** Exercise goal **
Output every line exactly as written. Leave out pictures.

** Given information **
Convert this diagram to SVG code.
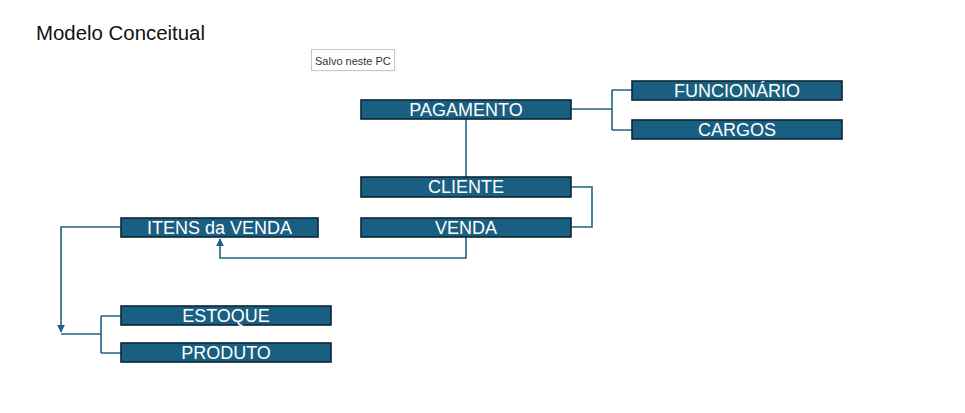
<svg xmlns="http://www.w3.org/2000/svg" width="965" height="413" viewBox="0 0 965 413">
<defs>
<style>
.box{fill:#195f82;stroke:#0c2636;stroke-width:1.6}
.lbl{fill:#ffffff;font-family:"Liberation Sans",Arial,sans-serif;font-size:18px;text-anchor:middle}
.con{fill:none;stroke:#1d6285;stroke-width:1.6}
</style>
<marker id="arr" viewBox="0 0 10 10" refX="9" refY="5" markerWidth="5" markerHeight="5" orient="auto">
<path d="M0,0 L10,5 L0,10 z" fill="#1d6285"/>
</marker>
</defs>
<rect width="965" height="413" fill="#ffffff"/>
<text x="36" y="40" font-family="Liberation Sans,Arial,sans-serif" font-size="20.5" fill="#111" textLength="169" lengthAdjust="spacingAndGlyphs">Modelo Conceitual</text>
<g id="tooltip">
<rect x="312.5" y="50.5" width="83" height="21" fill="#e6e6e6" opacity="0.6"/>
<rect x="311.5" y="49.5" width="83" height="21" fill="#ffffff" stroke="#c8c8c8"/>
<text x="315" y="65" font-family="Liberation Sans,Arial,sans-serif" font-size="11" fill="#333">Salvo neste PC</text>
</g>
<g id="connectors">
<path class="con" d="M571,109 H612 M612,90 V130 M612,90 H632 M612,130 H632"/>
<path class="con" d="M466,119 V177"/>
<path class="con" d="M571,187 H592 V227 H571"/>
<path class="con" d="M466,237 V258 H220 V239" marker-end="url(#arr)"/>
<path class="con" d="M121,227 H61 V332" marker-end="url(#arr)"/>
<path class="con" d="M61,334 H101 M101,316 V353 M101,316 H121 M101,353 H121"/>
</g>
<g id="pagamento"><rect class="box" x="361" y="100" width="210" height="19"/><text class="lbl" x="466" y="116">PAGAMENTO</text></g>
<g id="funcionario"><rect class="box" x="632" y="81" width="210" height="19"/><text class="lbl" x="737" y="97">FUNCIONÁRIO</text></g>
<g id="cargos"><rect class="box" x="632" y="120" width="210" height="19"/><text class="lbl" x="737" y="136">CARGOS</text></g>
<g id="cliente"><rect class="box" x="361" y="177" width="210" height="20"/><text class="lbl" x="466" y="193">CLIENTE</text></g>
<g id="venda"><rect class="box" x="361" y="218" width="210" height="19"/><text class="lbl" x="466" y="234">VENDA</text></g>
<g id="itens"><rect class="box" x="121" y="218" width="197" height="19"/><text class="lbl" x="219.5" y="234">ITENS da VENDA</text></g>
<g id="estoque"><rect class="box" x="121" y="306" width="210" height="19"/><text class="lbl" x="226" y="322">ESTOQUE</text></g>
<g id="produto"><rect class="box" x="121" y="343" width="210" height="19"/><text class="lbl" x="226" y="359">PRODUTO</text></g>
</svg>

** Exercise solution **
Convert this diagram to SVG code.
<svg xmlns="http://www.w3.org/2000/svg" width="965" height="413" viewBox="0 0 965 413">
<defs>
<style>
.box{fill:#195f82;stroke:#0c2636;stroke-width:1.6}
.lbl{fill:#ffffff;font-family:"Liberation Sans",Arial,sans-serif;font-size:18px;text-anchor:middle}
.con{fill:none;stroke:#1d6285;stroke-width:1.6}
</style>
<marker id="arr" viewBox="0 0 10 10" refX="9" refY="5" markerWidth="5" markerHeight="5" orient="auto">
<path d="M0,0 L10,5 L0,10 z" fill="#1d6285"/>
</marker>
</defs>
<rect width="965" height="413" fill="#ffffff"/>
<text x="36" y="40" font-family="Liberation Sans,Arial,sans-serif" font-size="20.5" fill="#111" textLength="169" lengthAdjust="spacingAndGlyphs">Modelo Conceitual</text>
<g id="tooltip">
<rect x="312.5" y="50.5" width="83" height="21" fill="#e6e6e6" opacity="0.6"/>
<rect x="311.5" y="49.5" width="83" height="21" fill="#ffffff" stroke="#c8c8c8"/>
<text x="315" y="65" font-family="Liberation Sans,Arial,sans-serif" font-size="11" fill="#333">Salvo neste PC</text>
</g>
<g id="connectors">
<path class="con" d="M571,109 H612 M612,90 V130 M612,90 H632 M612,130 H632"/>
<path class="con" d="M466,119 V177"/>
<path class="con" d="M571,187 H592 V227 H571"/>
<path class="con" d="M466,237 V258 H220 V239" marker-end="url(#arr)"/>
<path class="con" d="M121,227 H61 V332" marker-end="url(#arr)"/>
<path class="con" d="M61,334 H101 M101,316 V353 M101,316 H121 M101,353 H121"/>
</g>
<g id="pagamento"><rect class="box" x="361" y="100" width="210" height="19"/><text class="lbl" x="466" y="116">PAGAMENTO</text></g>
<g id="funcionario"><rect class="box" x="632" y="81" width="210" height="19"/><text class="lbl" x="737" y="97">FUNCIONÁRIO</text></g>
<g id="cargos"><rect class="box" x="632" y="120" width="210" height="19"/><text class="lbl" x="737" y="136">CARGOS</text></g>
<g id="cliente"><rect class="box" x="361" y="177" width="210" height="20"/><text class="lbl" x="466" y="193">CLIENTE</text></g>
<g id="venda"><rect class="box" x="361" y="218" width="210" height="19"/><text class="lbl" x="466" y="234">VENDA</text></g>
<g id="itens"><rect class="box" x="121" y="218" width="197" height="19"/><text class="lbl" x="219.5" y="234">ITENS da VENDA</text></g>
<g id="estoque"><rect class="box" x="121" y="306" width="210" height="19"/><text class="lbl" x="226" y="322">ESTOQUE</text></g>
<g id="produto"><rect class="box" x="121" y="343" width="210" height="19"/><text class="lbl" x="226" y="359">PRODUTO</text></g>
</svg>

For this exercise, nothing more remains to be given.